Apple broadens green energy scheme deployments across Europe (u)
As it works to become completely carbon neutral, Apple has announced its latest investments in clean, renewable energy, with huge projects in Europe.
What is Apple attempting to do
Apple has already announced its plans to become carbon neutral across its entire business, manufacturing supply chain, and product life cycle by 2030.
While Apple’s operations are already powered by 100 percent renewable energy and carbon neutral, this new commitment means that by 2030, every Apple device sold will have net zero climate impact.
This includes transitioning all of its European-based suppliers to renewable power. The company has announced three major steps to this:
Denmark: World’s largest onshore wind turbines
Apple says it will invest in the construction of two of the world’s largest onshore wind turbines in Denmark.
The 200-meter-tall turbines are expected to produce 62 gigawatt hours each year — enough to power almost 20,000 homes — and will act as a test site for powerful offshore wind turbines.
The turbines will provide clean, renewable energy that will bring its supply chain and products one step closer to carbon neutrality and will be situated near Esbjerg.

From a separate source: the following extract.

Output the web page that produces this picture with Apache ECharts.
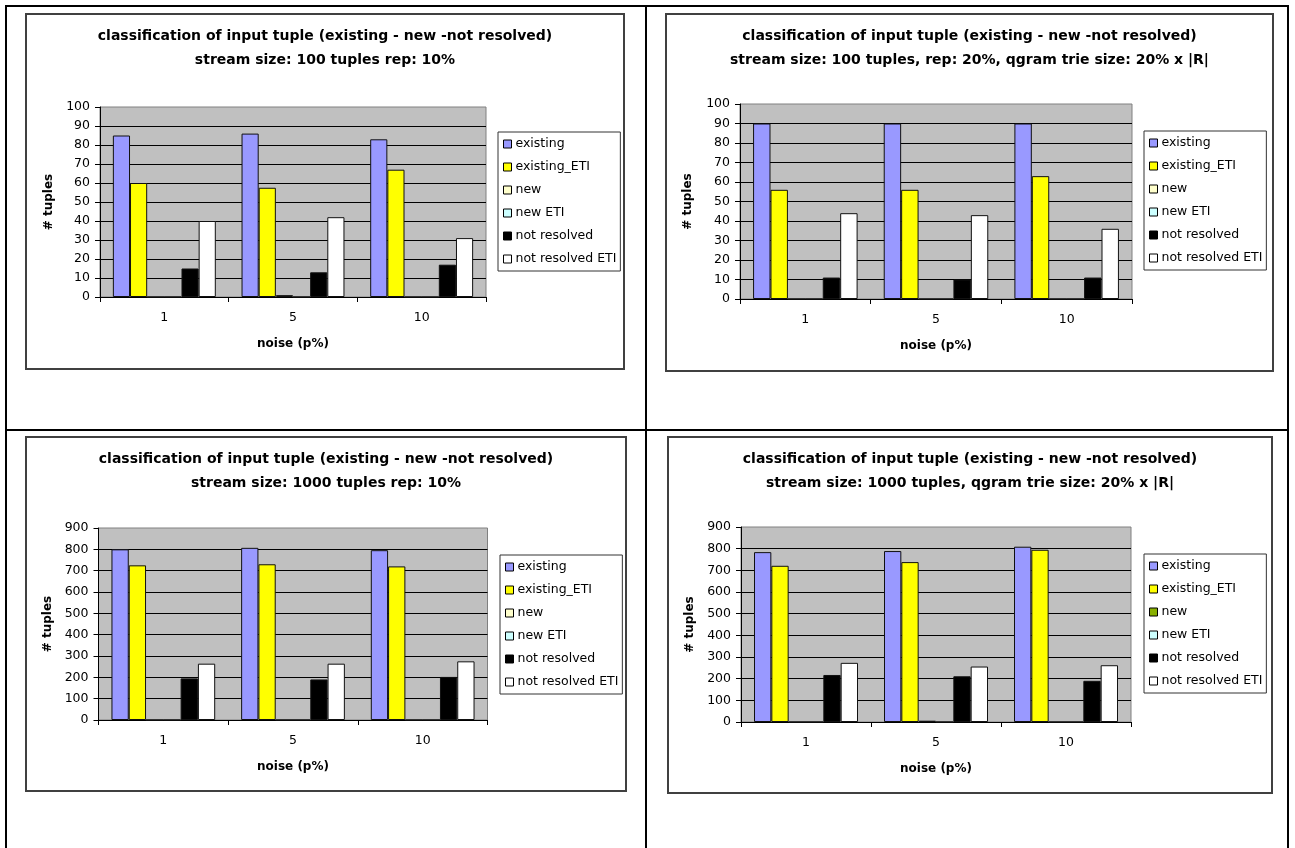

The power produced at Esbjerg will support Apple’s data center in Viborg, with all surplus energy going into the Danish national power grid.
What Apple says
“Combatting climate change demands urgent action and global partnership — and the Viborg data center is powerful proof that we can rise to this generational challenge,” said Lisa Jackson, Apple’s vice president of Environment, Policy and Social Initiatives.
“Investments in clean energy deliver breakthrough innovations that bring clean energy and good jobs to businesses and local communities. This is an area where we have to lead — for the sake of our planet and future generations.”
In Germany, supply chain goes greener
A German Apple supplier Varta committed this week to running its Apple production with 100 percent renewable power.
This reflects a trend across Europe, where Apple’s suppliers, including Henkel and tesa SE, are working toward clean energy solutions for their Apple production.
Others are too, including DSM Engineering Materials based in the Netherlands, STMicroelectronics based in Switzerland, and Solvay based in Belgium. Companies like Solvay are now expanding their use of renewable energy to their broader operations after joining Apple’s Supplier Clean Energy Program five years ago.
Apple’s Supplier Clean Energy Program
Apple launched the Apple’s Supplier Clean Energy Program in October 2015 to help suppliers reduce their energy use and transition to 100 percent renewable electricity.
Since launch, 72 manufacturing partners in 17 different countries have committed to 100 percent renewable energy for Apple production.
Once all of Apple’s supplier projects are completed, these commitments will avoid over 14.3 million metric tons of CO2e annually — the equivalent of taking more than 3 million cars off the road each year, the company claims.
Viborg Data Center
Apple’s data center in Viborg, a 45,000-square-meter facility offering network support and data storage to its users across the region, is now operational. The center supports Apple’s App Store, Apple Music, iMessage, Siri, and other services in Europe that are run entirely on renewable energy from local projects.
The Esbjerg wind project follows the recent completion of one of Scandinavia’s largest solar arrays, located in Thisted, Northern Jutland, the first Danish solar project built without the use of public subsidies.
The wind and solar projects both support Apple’s newly completed data center in Viborg, which is powered by 100 percent renewable energy. Apple is developing both projects in partnership with European Energy.
In related news
In related news, Lisa Jackson, Apple’s vice president of environment, policy and social initiatives told the Sydney Morning Herald that the company plans to invest in renewable energy in Australia.
“These next ten years are absolutely crucial in terms of winning this battle and being able to say to our children and grandchildren that we did everything we could to stop catastrophic climate change,” she said.
“We want to continue to meet the expectations of our customers I know we’re planning to invest in some more renewable energy in Australia in the very near future”.
Jackson is speaking at the SMH Sustainability Summit on 7 September.